Pablo Vila (1995) lui aurait pu donner une main pour l'éclairer sur le rôle du tango dans la construction d'identités sociales en Argentine et sur les relations entre tango et folklore particulièrement à l'époque péroniste (voir Apprill pp. 51-55), et n'importe quel argentin résidant en France lui aurait pu donner des renseignements sur la durée des respectives (et peu respectables) dictatures en Argentine pendant les dernières quarante ans.

Quoique le tango soit une expression artistique (et même dirais-je une forme de vie) assez complèxe pour tomber dans la falacie reductioniste de vouloir le comprendre unidimensionellement, le traitement socio-anthropologique (et géographique) du tango oublie souvent le soustrat matériel du tango qui sont les mots, les pas et les sons. Il reçoit un traitement comme s'il n'avait pas des paroles (que de toute façon sont plûtot irrelevantes pour les danseurs en dehors du circle hispanoamericain), et presque toujours comme s'il n'avait pas de figures chorégraphiques ni de sons organisés dans un style particulier. Le chercheur s'occupe des rituels de performance, et des signifiés comme si les signifiants n'existaient pas. Pour en donner un exemple: Il semble pertinent se demander si la réthorique du silence qui préside la musique du tango est en relation avec le silence des danseurs et les arrêts du mouvement dansé; ou si le rubato du bandonéon n'a rien à voir avec le mouvement en extrème flexible de la danse...Même si ces traits matériels du tango n'étaient pas le cible de la recherche, l'auteur aurait pu se demander s'ils ont aussi voyagé et peut-être, après avoir été reintérpretés, s'ils ont participé dans la diffusion du tango argentin en France...

Ces quelques remarques critiques ne mettent pas en question la valeur de l'ouvrage de M. Apprill. En dépit de la portée reduite de son objet, Le tango argentin an France traite genereusement des problèmes rarement ou jamais soulevés par la tangologie officielle: La discussion du tango comme dance du voyage, des espaces du tango et son réseau de convivialité, du mouvement du tango dansé comme métaphore d'une médiation dans la rencontre des sexes, etc. sont autant des contributions appréciables pour une tangologie renouvelé. Des ouvrages comme celui-ci sont nécessaires pour savoir avec fondament et - peut-être un jour par comparaison - ce qui arrive à une musique quand elle part en voyage pour se mondialiser.

Ramón Pelinski Oxford, septembre 1998

1. Ce compte rendu a été originellement écrit pour la revue L'Homme, nº 150, 1999.


Bibliographie

  • Matamoro, Blas (1982) La ciudad del tango. Buenos Aires: Editorial Galerna.
  • Salas, Horacio (1989) Le Tango, Actes Sud.
  • Savigliano Marta E. (1995) Tango and the Political Economy of Passion.

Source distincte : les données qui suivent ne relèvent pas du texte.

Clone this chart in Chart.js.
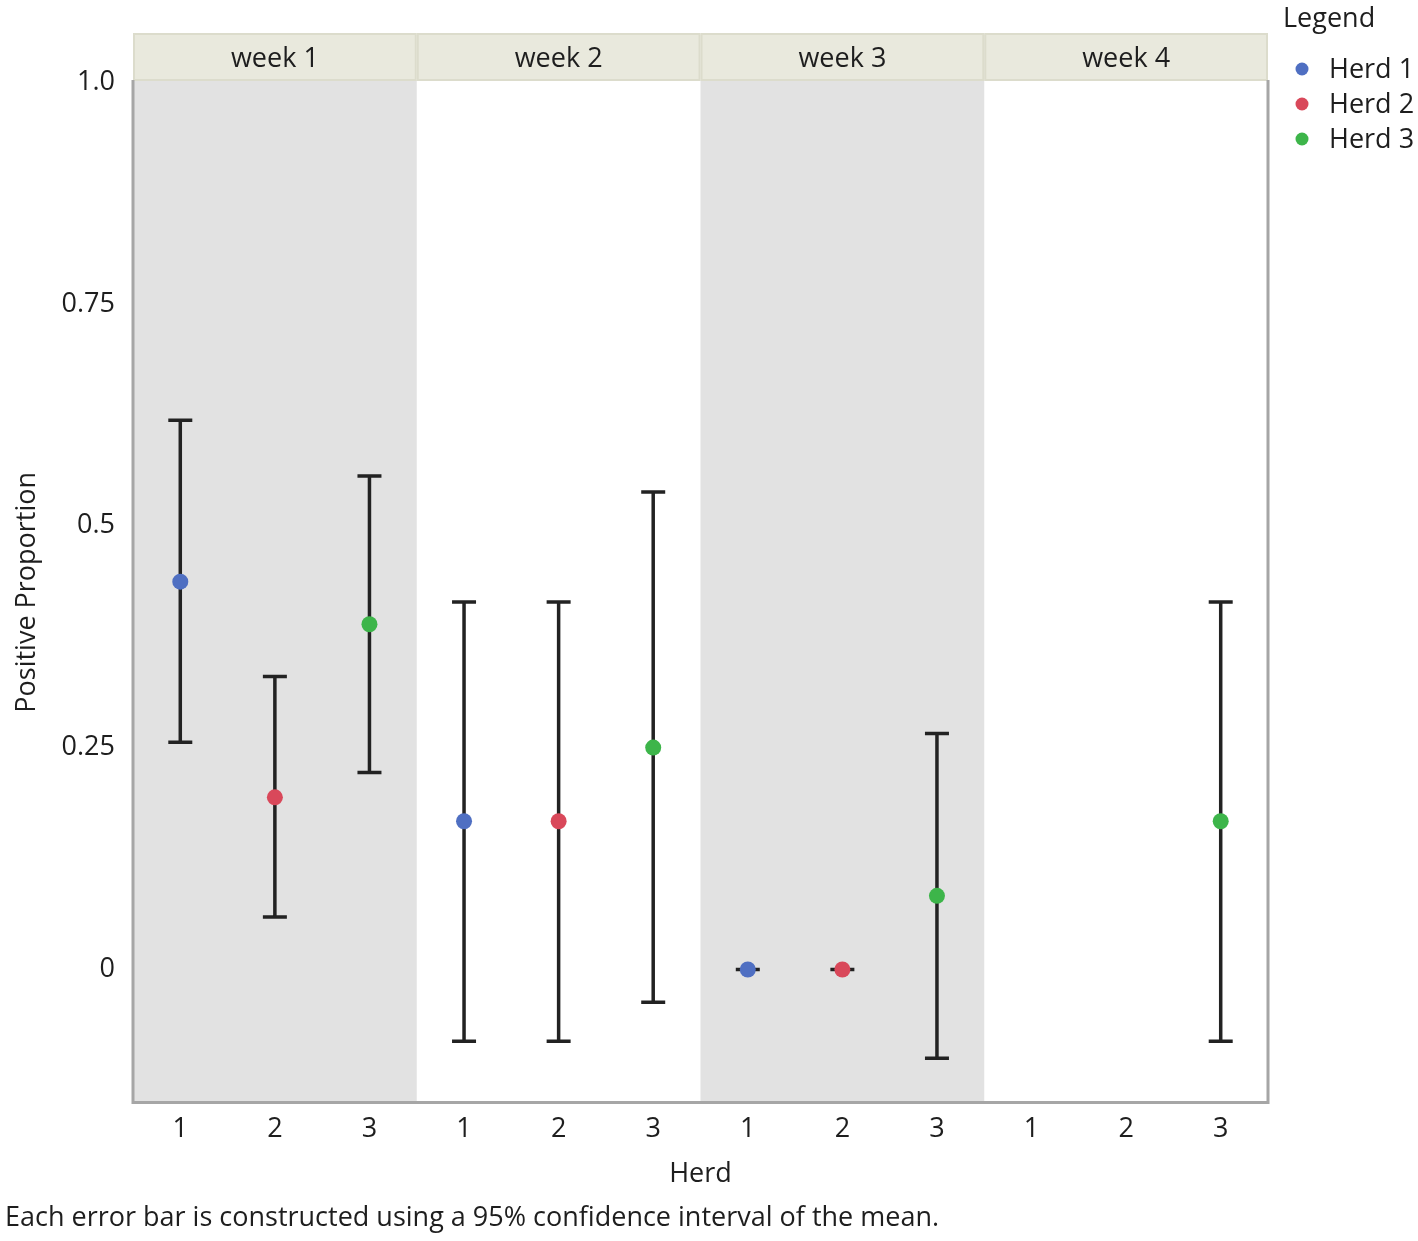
<!DOCTYPE html>
<html>
<head>
<meta charset="utf-8">
<title>Positive Proportion by Herd and Week</title>
<script src="https://cdn.jsdelivr.net/npm/chart.js@4"></script>
<style>
  html, body { margin: 0; padding: 0; background: #fff; }
  canvas { display: block; }
</style>
</head>
<body>
<canvas id="herd-chart" width="1418" height="1241"></canvas>
<script>
"use strict";

// veckor, besättningar och färger
const weeks = ["week 1", "week 2", "week 3", "week 4"];
const herds = ["Herd 1", "Herd 2", "Herd 3"];
const herdTicks = ["1", "2", "3"];
const herdColors = ["#4f6fc2", "#d9485a", "#3db54a"];

// medelvärde och 95% konfidensintervall per vecka (null = ingen data)
const herd1Mean  = [0.437, 0.167, 0, null];
const herd1Lower = [0.256, -0.081, 0, null];
const herd1Upper = [0.619, 0.414, 0, null];

const herd2Mean  = [0.194, 0.167, 0, null];
const herd2Lower = [0.059, -0.081, 0, null];
const herd2Upper = [0.330, 0.414, 0, null];

const herd3Mean  = [0.389, 0.250, 0.083, 0.167];
const herd3Lower = [0.222, -0.037, -0.100, -0.081];
const herd3Upper = [0.556, 0.538, 0.266, 0.414];

// y-axelns tick-värden och etiketter
const yTickValues = [0, 0.25, 0.5, 0.75, 1.0];
const yTickLabels = ["0", "0.25", "0.5", "0.75", "1.0"];

const footnote = "Each error bar is constructed using a 95% confidence interval of the mean.";

const FONT = "'Open Sans', 'Noto Sans', sans-serif";
const SIZE = 27;
const TEXT = "#1e1e1e";

const means = [herd1Mean, herd2Mean, herd3Mean];
const lowers = [herd1Lower, herd2Lower, herd3Lower];
const uppers = [herd1Upper, herd2Upper, herd3Upper];

// en x-kategori per vecka och besättning
const xLabels = weeks.flatMap(() => herdTicks);

function spread(values, herdIndex) {
    const out = new Array(xLabels.length).fill(null);
    values.forEach((v, w) => { out[w * herds.length + herdIndex] = v; });
    return out;
}

// bakgrund för varannan vecka + rubrikremsor
const panelPlugin = {
    id: "panels",
    beforeDraw(chart) {
        const {ctx, chartArea, scales: {x}} = chart;
        ctx.save();
        ctx.fillStyle = "#ffffff";
        ctx.fillRect(0, 0, chart.width, chart.height);

        weeks.forEach((week, w) => {
            const left = x.getPixelForValue(w * herds.length - 0.5);
            const right = x.getPixelForValue(w * herds.length + herds.length - 0.5);

            if (w % 2 === 0) {
                ctx.fillStyle = "#e2e2e2";
                ctx.fillRect(left, chartArea.top - 2, right - left, chartArea.bottom - chartArea.top + 2);
            }

            ctx.fillStyle = "#e9e9dd";
            ctx.fillRect(left, 34, right - left, chartArea.top - 36);
            ctx.strokeStyle = "#dcdccc";
            ctx.lineWidth = 2;
            ctx.strokeRect(left + 1, 34, right - left - 2, chartArea.top - 36);

            ctx.fillStyle = TEXT;
            ctx.font = SIZE + "px " + FONT;
            ctx.textAlign = "center";
            ctx.textBaseline = "middle";
            ctx.fillText(week, (left + right) / 2, 59);
        });
        ctx.restore();
    },
    beforeDatasetsDraw(chart) {
        const {ctx, chartArea, scales: {x, y}} = chart;
        ctx.save();

        // ram runt diagrammet
        ctx.strokeStyle = "#a6a6a6";
        ctx.lineWidth = 3;
        ctx.beginPath();
        ctx.moveTo(chartArea.left, chartArea.top - 2);
        ctx.lineTo(chartArea.left, chartArea.bottom);
        ctx.lineTo(chartArea.right, chartArea.bottom);
        ctx.lineTo(chartArea.right, chartArea.top - 2);
        ctx.stroke();

        // felstaplar
        ctx.strokeStyle = "#222222";
        ctx.lineWidth = 3.5;
        ctx.lineCap = "butt";
        means.forEach((herdMeans, h) => {
            herdMeans.forEach((m, w) => {
                if (m === null) return;
                const px = x.getPixelForValue(w * herds.length + h);
                const yLow = y.getPixelForValue(lowers[h][w]);
                const yHigh = y.getPixelForValue(uppers[h][w]);
                ctx.beginPath();
                ctx.moveTo(px, yLow);
                ctx.lineTo(px, yHigh);
                ctx.moveTo(px - 12, yLow);
                ctx.lineTo(px + 12, yLow);
                ctx.moveTo(px - 12, yHigh);
                ctx.lineTo(px + 12, yHigh);
                ctx.stroke();
            });
        });
        ctx.restore();
    },
    afterDraw(chart) {
        const {ctx, chartArea} = chart;
        const lx = chartArea.right + 15;
        ctx.save();
        ctx.font = SIZE + "px " + FONT;
        ctx.fillStyle = TEXT;
        ctx.textAlign = "left";
        ctx.textBaseline = "middle";
        ctx.fillText("Legend", lx, 19);
        herds.forEach((name, i) => {
            const cy = 69 + i * 35;
            ctx.fillStyle = herdColors[i];
            ctx.beginPath();
            ctx.arc(lx + 19, cy, 6.5, 0, Math.PI * 2);
            ctx.fill();
            ctx.fillStyle = TEXT;
            ctx.fillText(name, lx + 46, cy + 1);
        });
        ctx.restore();
    }
};

const chartEl = document.getElementById("herd-chart");

new Chart(chartEl, {
    type: "line",
    data: {
        labels: xLabels,
        datasets: herds.map((name, h) => ({
            label: name,
            data: spread(means[h], h),
            showLine: false,
            pointRadius: 8,
            pointHoverRadius: 8,
            pointBorderWidth: 0,
            pointBackgroundColor: herdColors[h],
            backgroundColor: herdColors[h],
            borderColor: herdColors[h]
        }))
    },
    options: {
        responsive: false,
        animation: false,
        devicePixelRatio: 1,
        layout: {
            padding: { top: 82, right: 150, left: 5, bottom: 0 }
        },
        plugins: {
            legend: { display: false },
            tooltip: { enabled: false },
            title: {
                display: true,
                text: footnote,
                position: "bottom",
                align: "start",
                color: TEXT,
                font: { family: FONT, size: SIZE, weight: "normal" },
                padding: { top: 0, bottom: 6 }
            }
        },
        scales: {
            x: {
                type: "category",
                offset: true,
                grid: { display: false, drawTicks: false },
                border: { display: false },
                ticks: {
                    color: TEXT,
                    font: { family: FONT, size: SIZE },
                    padding: 11,
                    maxRotation: 0,
                    autoSkip: false
                },
                title: {
                    display: true,
                    text: "Herd",
                    color: TEXT,
                    font: { family: FONT, size: SIZE },
                    padding: { top: 12, bottom: 12 }
                },
                afterFit(scale) {
                    scale.height = 100;
                }
            },
            y: {
                min: -0.15,
                max: 1.0,
                grid: { display: false, drawTicks: false },
                border: { display: false },
                afterBuildTicks(axis) {
                    axis.ticks = yTickValues.map(v => ({ value: v }));
                },
                ticks: {
                    color: TEXT,
                    font: { family: FONT, size: SIZE },
                    padding: 18,
                    callback: (value) => yTickLabels[yTickValues.indexOf(value)]
                },
                title: {
                    display: true,
                    text: "Positive Proportion",
                    color: TEXT,
                    font: { family: FONT, size: SIZE },
                    padding: { top: 6, bottom: 6 }
                },
                afterFit(scale) {
                    scale.width = 128;
                }
            }
        }
    },
    plugins: [panelPlugin]
});
</script>
</body>
</html>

Boulder:Westview Press
  • Slobin, Marc (1993) Subcultural Sounds. Micromusics of the West. Hanover and London: Wesleyan University Press.
  • Taylor, Julie M. (1998) Paper Tangos. Public Planet Books.
  • Vila, Pablo (1995) "Le tango et les identités ethniques en Argentine." Dans R. Pelinski (ed.) Tango nomade. Montréal: Editions Triptyque.